Armchair Peregrinations


Waterfalls

Feb. 25, 1999

One of the magical experiences of being in the mountains is the possibility of coming across a small, unexpected waterfall as you drive winding dirt roads up to higher elevations. The air gets cooler, the anticipation mounts, and then you hear, suddenly, that unmistakeable sound of rushing water, a rhythmic, mesmerizing sound as some small creek or stream descends over a ledge or uneroded outcropping of rock. Some are small plumes that descend in shimmering sheets at low water levels down the face of the rock, ethereal in their beauty. Many are larger and higher and thunder to the bottom of a gorge or small eroded valley through which a stream or river flows.

I remember the first time I visited the mountains of North Carolina, actually the first mountain experience of any kind. I was entranced, excited, disbelieving. Coming from the flatlands of south Louisiana, I had only lived in South Carolina a year or so before this first opportunity to travel to Blowing Rock and Boone arrived. What an awesome sight the foothills of the Blue Ridge Mountains were to me as I looked ahead into the distance and tried to fathom what lay beyond and among those ancient folds in the land. Along the Blue Ridge Parkway, I saw my first major waterfall, Linville Falls, in the Linville Gorge area. What a majestic sight as the Linville River tumbled over a ledge in a powerful display of energy. I've since been back to that area and seen other waterfalls, including probably the most perfectly formed one I've ever seen, Crabtree Falls.

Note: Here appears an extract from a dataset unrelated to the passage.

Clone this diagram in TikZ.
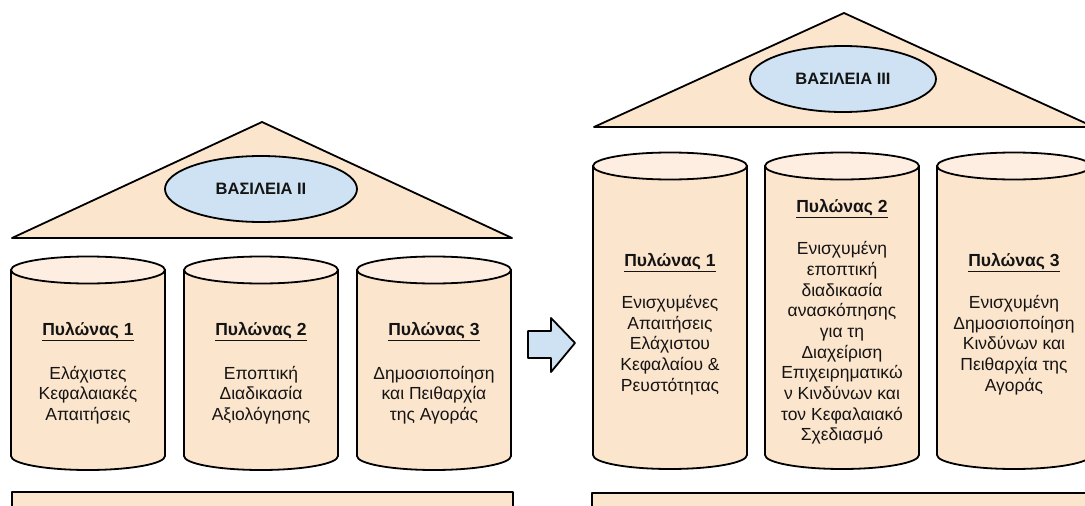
\documentclass[tikz,border=0pt]{standalone}
\usepackage{fontspec}
\setmainfont{Liberation Sans}
\usetikzlibrary{shapes.geometric}

\definecolor{peach}{HTML}{FCE5CD}
\definecolor{peachtop}{HTML}{FDEEE1}
\definecolor{sky}{HTML}{CFE2F3}
\definecolor{ink}{HTML}{141414}

\tikzset{
  outline/.style={draw=black, line width=1.8pt, line join=round},
  roofbadge/.style={ellipse, outline, fill=sky, inner sep=0pt, text=ink,
    font=\fontsize{16.5}{19}\selectfont\bfseries},
  pillarhead/.style={inner sep=0pt, text=ink, font=\fontsize{17.5}{20.5}\selectfont\bfseries},
  pillartext/.style={inner sep=0pt, align=center, text=ink, font=\fontsize{17.5}{20.7}\selectfont},
}

% a pillar: left x, right x, y of top rim centre, y of bottom rim centre
\newcommand\drawpillar[4]{%
  \pgfmathsetmacro\pcx{(#1+#2)/2}%
  \pgfmathsetmacro\prx{(#2-#1)/2}%
  \filldraw[outline, fill=peach] (#1,#3) -- (#1,#4)
    arc[start angle=180, end angle=360, x radius=\prx pt, y radius=14pt]
    -- (#2,#3) -- cycle;
  \filldraw[outline, fill=peachtop] (\pcx,#3) ellipse[x radius=\prx pt, y radius=13.5pt];
}

\begin{document}
\begin{tikzpicture}[x=1pt, y=-1pt]
  \useasboundingbox (0,0) rectangle (1085,506);
  \clip (0,0) rectangle (1085,506);

  % ---------- Basel II ----------
  \filldraw[outline, fill=peach] (262,122) -- (12,238) -- (512,238) -- cycle;
  \node[roofbadge, minimum width=192pt, minimum height=66pt] (roofA) at (261,189) {ΒΑΣΙΛΕΙΑ II};

  \drawpillar{11}{165}{270}{456}
  \drawpillar{184}{338}{270}{456}
  \drawpillar{357}{511}{270}{456}

  \node[pillarhead] (a1h) at (88,332) {\underline{Πυλώνας 1}};
  \node[pillartext] (a1t) at (88,395) {Ελάχιστες\\Κεφαλαιακές\\Απαιτήσεις};
  \node[pillarhead] (a2h) at (261,332) {\underline{Πυλώνας 2}};
  \node[pillartext] (a2t) at (261,395) {Εποπτική\\Διαδικασία\\Αξιολόγησης};
  \node[pillarhead] (a3h) at (434,332) {\underline{Πυλώνας 3}};
  \node[pillartext] (a3t) at (434,395) {Δημοσιοποίηση\\και Πειθαρχία\\της Αγοράς};

  \filldraw[outline, fill=peach] (12,492) rectangle (513,530);

  % ---------- transition arrow ----------
  \filldraw[outline, fill=sky] (528,331) -- (551,331) -- (551,318) -- (575,343)
    -- (551,372) -- (551,358) -- (528,358) -- cycle;

  % ---------- Basel III ----------
  \filldraw[outline, fill=peach] (844,13) -- (594,127) -- (1094,127) -- cycle;
  \node[roofbadge, minimum width=186pt, minimum height=66pt] (roofB) at (843,79) {ΒΑΣΙΛΕΙΑ III};

  \drawpillar{593}{747}{166}{455}
  \drawpillar{765}{919}{166}{455}
  \drawpillar{937}{1091}{166}{455}

  \node[pillarhead] (b1h) at (670,263) {\underline{Πυλώνας 1}};
  \node[pillartext] (b1t) at (670,345) {Ενισχυμένες\\Απαιτήσεις\\Ελάχιστου\\Κεφαλαίου \&\\Ρευστότητας};
  \node[pillarhead] (b2h) at (842,209) {\underline{Πυλώνας 2}};
  \node[pillartext] (b2t) at (842,343) {Ενισχυμένη\\εποπτική\\διαδικασία\\ανασκόπησης\\για τη\\Διαχείριση\\Επιχειρηματικώ\\ν Κινδύνων και\\τον Κεφαλαιακό\\Σχεδιασμό};
  \node[pillarhead] (b3h) at (1014,263) {\underline{Πυλώνας 3}};
  \node[pillartext] (b3t) at (1014,345) {Ενισχυμένη\\Δημοσιοποίηση\\Κινδύνων και\\Πειθαρχία της\\Αγοράς};

  \filldraw[outline, fill=peach] (592,493) rectangle (1100,530);
\end{tikzpicture}
\end{document}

Years later, I was able to visit Silver Falls State Park in Oregon and drive along the Columbia River Gorge Scenic Highway and see many of the magnificent falls that can be viewed from just off the road, such as Multinomah Falls, at 600 feet, one of the highest in the country. There are smaller, lesser ribbons of water that seem to come out of the rock and fall straight down vertically as you make your way along this road. You have to have your window down to listen out for the sudden sound of rushing water that can easily be missed.

In Washington state, I'd take weekend day trips east from Seattle to visit favorite waterfalls along the western slopes of the Cascade Mountains. My copy of Gregory Plumb's waterfalls guidebook was well worn and marked up. It takes real effort and stamina to find many of these off-the-beaten-path waterfalls, ventures I am not as likely to pursue alone anymore as I might have years ago.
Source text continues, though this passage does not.